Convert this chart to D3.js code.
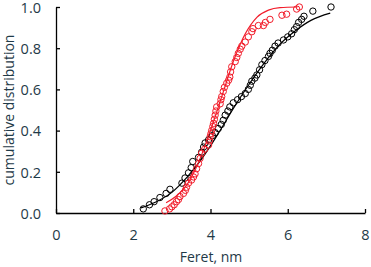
<!DOCTYPE html>
<html>
<head>
<meta charset="utf-8">
<script src="https://cdn.jsdelivr.net/npm/d3@7"></script>
<style>
  body { margin: 0; background: #fff; }
  #chart text { font-family: "Open Sans", "Noto Sans", sans-serif; fill: #1f3a48; }
</style>
</head>
<body>
<div id="chart"></div>
<script>
// Data: Feret diameter (nm) and cumulative fraction
var blackX = [2.26, 2.42, 2.54, 2.69, 2.85, 2.95, 3.26, 3.34, 3.43, 3.5, 3.54, 3.69, 3.77, 3.82, 3.86, 3.95, 4.05, 4.12, 4.2, 4.28, 4.33, 4.38, 4.45, 4.5, 4.59, 4.7, 4.8, 4.9, 4.98, 5.03, 5.07, 5.15, 5.2, 5.27, 5.33, 5.41, 5.5, 5.54, 5.6, 5.67, 5.75, 5.89, 6.0, 6.1, 6.17, 6.23, 6.28, 6.36, 6.42, 6.65, 7.12];
var blackY = [0.02, 0.04, 0.055, 0.075, 0.095, 0.115, 0.145, 0.17, 0.195, 0.22, 0.25, 0.27, 0.295, 0.32, 0.34, 0.355, 0.375, 0.39, 0.41, 0.43, 0.45, 0.475, 0.495, 0.515, 0.535, 0.55, 0.565, 0.58, 0.6, 0.62, 0.64, 0.655, 0.67, 0.695, 0.72, 0.74, 0.76, 0.775, 0.79, 0.81, 0.825, 0.84, 0.855, 0.87, 0.89, 0.905, 0.925, 0.94, 0.955, 0.98, 1.0];

var redX = [2.82, 2.94, 3.0, 3.06, 3.12, 3.17, 3.21, 3.3, 3.35, 3.38, 3.43, 3.51, 3.56, 3.6, 3.64, 3.69, 3.73, 3.77, 3.85, 3.95, 3.97, 3.99, 4.01, 4.03, 4.06, 4.08, 4.1, 4.12, 4.14, 4.16, 4.25, 4.27, 4.29, 4.33, 4.36, 4.42, 4.47, 4.5, 4.52, 4.55, 4.64, 4.68, 4.72, 4.77, 4.81, 4.9, 4.98, 5.07, 5.1, 5.24, 5.37, 5.42, 5.54, 5.85, 5.97, 6.23, 6.3];
var redY = [0.01, 0.02, 0.03, 0.04, 0.055, 0.065, 0.08, 0.095, 0.11, 0.125, 0.145, 0.16, 0.175, 0.19, 0.215, 0.24, 0.265, 0.29, 0.31, 0.33, 0.35, 0.37, 0.385, 0.4, 0.42, 0.435, 0.455, 0.475, 0.495, 0.515, 0.53, 0.55, 0.565, 0.59, 0.61, 0.63, 0.645, 0.66, 0.685, 0.71, 0.735, 0.755, 0.775, 0.795, 0.81, 0.83, 0.855, 0.88, 0.895, 0.91, 0.91, 0.925, 0.94, 0.96, 0.965, 0.99, 1.0];

// fitted curves
var blackFitX = [2.2, 2.6, 3.0, 3.4, 3.8, 4.2, 4.6, 5.0, 5.4, 5.8, 6.2, 6.6, 7.1];
var blackFitY = [0.025, 0.055, 0.1, 0.175, 0.27, 0.385, 0.51, 0.625, 0.73, 0.82, 0.885, 0.935, 0.97];
var redFitX = [2.85, 3.1, 3.4, 3.7, 4.0, 4.3, 4.6, 4.9, 5.2, 5.5, 5.8, 6.25];
var redFitY = [0.05, 0.08, 0.14, 0.25, 0.4, 0.57, 0.74, 0.87, 0.95, 0.985, 0.997, 1.0];

var xTicks = [0, 2, 4, 6, 8];
var yTicks = [0, 0.2, 0.4, 0.6, 0.8, 1.0];

var W = 371, H = 267;
var svg = d3.select("#chart").append("svg")
  .attr("width", W).attr("height", H);

var x = d3.scaleLinear().domain([0, 8]).range([56, 365]);
var y = d3.scaleLinear().domain([0, 1]).range([213, 7]);

// axes
var yAxis = d3.axisLeft(y).tickValues(yTicks).tickFormat(d3.format(".1f"))
  .tickSizeInner(-4).tickSizeOuter(0).tickPadding(15);
var gy = svg.append("g").attr("transform", "translate(56,0)").call(yAxis);

var xAxis = d3.axisBottom(x).tickValues(xTicks).tickFormat(d3.format("d"))
  .tickSizeInner(-4).tickSizeOuter(0).tickPadding(17);
var gx = svg.append("g").attr("transform", "translate(0,213)").call(xAxis);

[gx, gy].forEach(function(g) {
  g.select(".domain").attr("stroke", "#000").attr("stroke-width", 1.3);
  g.selectAll(".tick line").attr("stroke", "#000").attr("stroke-width", 1.3);
  g.selectAll(".tick text").style("font-size", "14.5px");
});
gy.selectAll(".tick text").attr("dy", "0.36em");

// fit lines
var line = d3.line()
  .x(function(d) { return x(d[0]); })
  .y(function(d) { return y(d[1]); })
  .curve(d3.curveMonotoneX);

svg.append("path").datum(d3.zip(blackFitX, blackFitY))
  .attr("d", line).attr("fill", "none").attr("stroke", "#000").attr("stroke-width", 1.2);
svg.append("path").datum(d3.zip(redFitX, redFitY))
  .attr("d", line).attr("fill", "none").attr("stroke", "#f21c2a").attr("stroke-width", 1.2);

// points
svg.append("g").selectAll("circle")
  .data(d3.zip(blackX, blackY))
  .enter().append("circle")
  .attr("cx", function(d) { return x(d[0]); })
  .attr("cy", function(d) { return y(d[1]); })
  .attr("r", 3.2)
  .attr("fill", "none").attr("stroke", "#000").attr("stroke-width", 1);

svg.append("g").selectAll("circle")
  .data(d3.zip(redX, redY))
  .enter().append("circle")
  .attr("cx", function(d) { return x(d[0]); })
  .attr("cy", function(d) { return y(d[1]); })
  .attr("r", 3.2)
  .attr("fill", "none").attr("stroke", "#f21c2a").attr("stroke-width", 1);

// axis titles
svg.append("text")
  .attr("x", 211).attr("y", 262)
  .attr("text-anchor", "middle")
  .style("font-size", "14px")
  .text("Feret, nm");

svg.append("text")
  .attr("transform", "translate(14,110) rotate(-90)")
  .attr("text-anchor", "middle")
  .style("font-size", "14px")
  .text("cumulative distribution");
</script>
</body>
</html>
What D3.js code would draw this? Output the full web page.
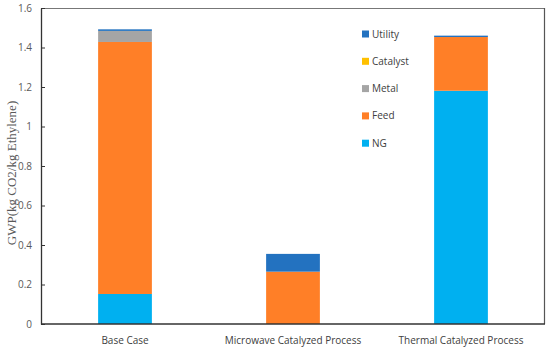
<!DOCTYPE html>
<html>
<head>
<meta charset="utf-8">
<script src="https://d3js.org/d3.v7.min.js"></script>
<style>
body { margin: 0; background: #fff; }
svg { display: block; }
</style>
</head>
<body>
<svg></svg>
<script>

var width = 550;
var height = 350;
var margin = { top: 8, right: 5, bottom: 26, left: 41 };

// Chart values
var categories = ["Base Case", "Microwave Catalyzed Process", "Thermal Catalyzed Process"];
var series = ["NG", "Feed", "Metal", "Catalyst", "Utility"];
var ngValues = [0.152, 0, 1.181];
var feedValues = [1.276, 0.265, 0.272];
var metalValues = [0.056, 0, 0];
var catalystValues = [0, 0, 0];
var utilityValues = [0.008, 0.09, 0.007];
var yTicks = [0, 0.2, 0.4, 0.6, 0.8, 1, 1.2, 1.4, 1.6];
var colors = ["#00b0f0", "#ff7f27", "#a5a5a5", "#ffc000", "#2372c0"];

var rows = categories.map(function (c, i) {
	return { cat: c, NG: ngValues[i], Feed: feedValues[i], Metal: metalValues[i],
		Catalyst: catalystValues[i], Utility: utilityValues[i] };
});

var svg = d3.select("svg").attr("width", width).attr("height", height);

var x = d3.scaleBand().domain(categories)
	.range([margin.left, width - margin.right]).paddingInner(0.68).paddingOuter(0.34);
var y = d3.scaleLinear().domain([0, 1.6]).range([height - margin.bottom, margin.top]);
var color = d3.scaleOrdinal().domain(series).range(colors);

var stacked = d3.stack().keys(series)(rows);

// stacked bars
svg.append("g").selectAll("g").data(stacked).enter().append("g")
	.attr("fill", function (d) { return color(d.key); })
	.selectAll("rect").data(function (d) { return d; }).enter().append("rect")
	.attr("x", function (d) { return x(d.data.cat); })
	.attr("width", x.bandwidth())
	.attr("y", function (d) { return y(d[1]); })
	.attr("height", function (d) { return Math.max(0, y(d[0]) - y(d[1])); });

// frame: top and right lighter
svg.append("line").attr("x1", margin.left).attr("x2", width - margin.right)
	.attr("y1", margin.top + 0.5).attr("y2", margin.top + 0.5)
	.attr("stroke", "#777").attr("stroke-width", 1);
svg.append("line").attr("x1", width - margin.right - 0.5).attr("x2", width - margin.right - 0.5)
	.attr("y1", margin.top).attr("y2", height - margin.bottom)
	.attr("stroke", "#555").attr("stroke-width", 1.2);

// y axis, ticks pointing inward
var yAxis = svg.append("g").attr("transform", "translate(" + margin.left + ",0)")
	.call(d3.axisLeft(y).tickValues(yTicks).tickSizeInner(-4).tickSizeOuter(0).tickPadding(9)
		.tickFormat(function (d) { return d3.format("")(d); }));
yAxis.select(".domain").attr("stroke", "#333").attr("stroke-width", 1.3);
yAxis.selectAll(".tick line").attr("stroke", "#333");
yAxis.selectAll("text").attr("fill", "#595959")
	.style("font-family", "'Open Sans', sans-serif").style("font-size", "10px");

// x axis
var xAxis = svg.append("g").attr("transform", "translate(0," + (height - margin.bottom) + ")")
	.call(d3.axisBottom(x).tickSize(0).tickPadding(13));
xAxis.select(".domain").attr("stroke", "#333").attr("stroke-width", 1.3)
	.attr("d", "M" + margin.left + ",0H" + (width - margin.right));
xAxis.selectAll("text").attr("fill", "#404040")
	.style("font-family", "'Open Sans', sans-serif").style("font-size", "10px");

// y axis title
svg.append("text")
	.attr("transform", "translate(11,173) rotate(-90)")
	.attr("text-anchor", "middle")
	.attr("dy", "0.35em")
	.attr("fill", "#595959")
	.style("font-family", "'Liberation Serif', serif").style("font-size", "13px")
	.text("GWP(kg CO2/kg Ethylene)");

// legend, reversed order
var legend = svg.append("g").selectAll("g").data(series.slice().reverse()).enter().append("g")
	.attr("transform", function (d, i) { return "translate(362," + (34 + i * 27.3) + ")"; });
legend.append("rect").attr("x", 0).attr("y", -3.5).attr("width", 7).attr("height", 7)
	.attr("fill", function (d) { return color(d); });
legend.append("text").attr("x", 10).attr("y", 0).attr("dy", "0.35em")
	.attr("fill", "#404040")
	.style("font-family", "'Open Sans', sans-serif").style("font-size", "10px")
	.text(function (d) { return d; });

</script>
</body>
</html>
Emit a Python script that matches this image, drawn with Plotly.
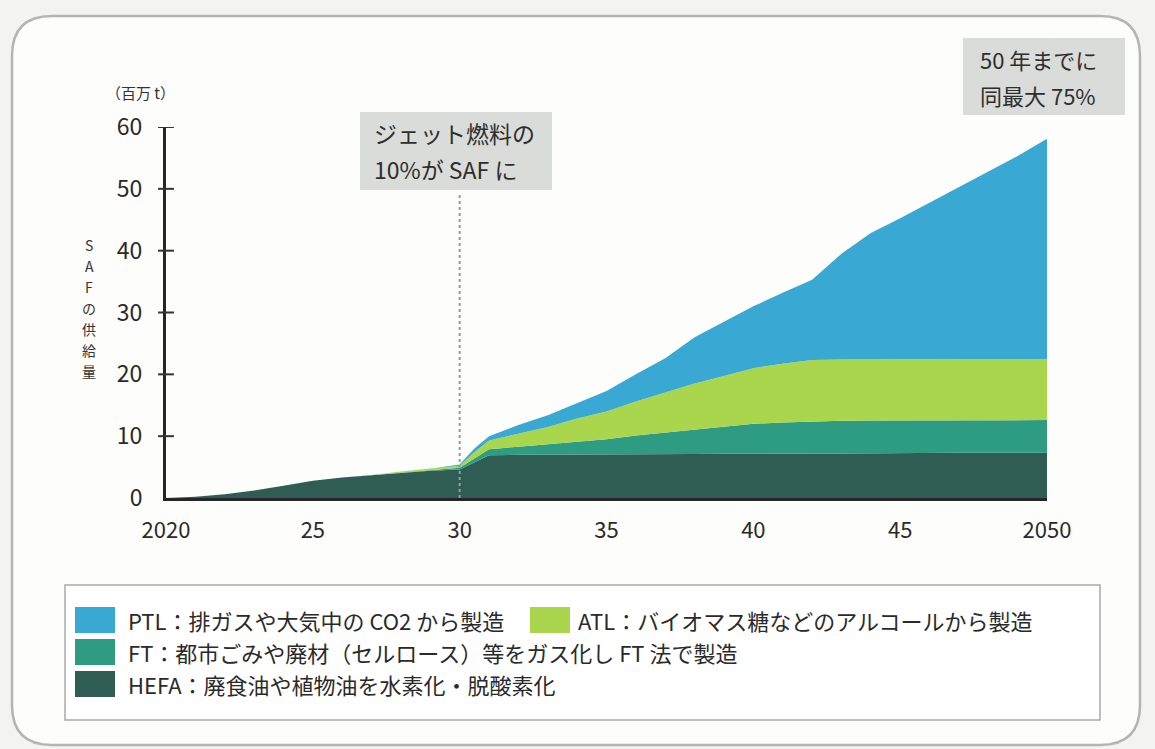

####

Give again, word for word, every line from the top of the data above to the line holding "0.955, 0.98, 1.0];", inclusive, with the pictures left out.

Convert this chart to D3.js code.
<!DOCTYPE html>
<html>
<head>
<meta charset="utf-8">
<script src="https://cdn.jsdelivr.net/npm/d3@7"></script>
<style>
  body { margin: 0; background: #fff; }
  #chart text { font-family: "Open Sans", "Noto Sans", sans-serif; fill: #1f3a48; }
</style>
</head>
<body>
<div id="chart"></div>
<script>
// Data: Feret diameter (nm) and cumulative fraction
var blackX = [2.26, 2.42, 2.54, 2.69, 2.85, 2.95, 3.26, 3.34, 3.43, 3.5, 3.54, 3.69, 3.77, 3.82, 3.86, 3.95, 4.05, 4.12, 4.2, 4.28, 4.33, 4.38, 4.45, 4.5, 4.59, 4.7, 4.8, 4.9, 4.98, 5.03, 5.07, 5.15, 5.2, 5.27, 5.33, 5.41, 5.5, 5.54, 5.6, 5.67, 5.75, 5.89, 6.0, 6.1, 6.17, 6.23, 6.28, 6.36, 6.42, 6.65, 7.12];
var blackY = [0.02, 0.04, 0.055, 0.075, 0.095, 0.115, 0.145, 0.17, 0.195, 0.22, 0.25, 0.27, 0.295, 0.32, 0.34, 0.355, 0.375, 0.39, 0.41, 0.43, 0.45, 0.475, 0.495, 0.515, 0.535, 0.55, 0.565, 0.58, 0.6, 0.62, 0.64, 0.655, 0.67, 0.695, 0.72, 0.74, 0.76, 0.775, 0.79, 0.81, 0.825, 0.84, 0.855, 0.87, 0.89, 0.905, 0.925, 0.94, 0.955, 0.98, 1.0];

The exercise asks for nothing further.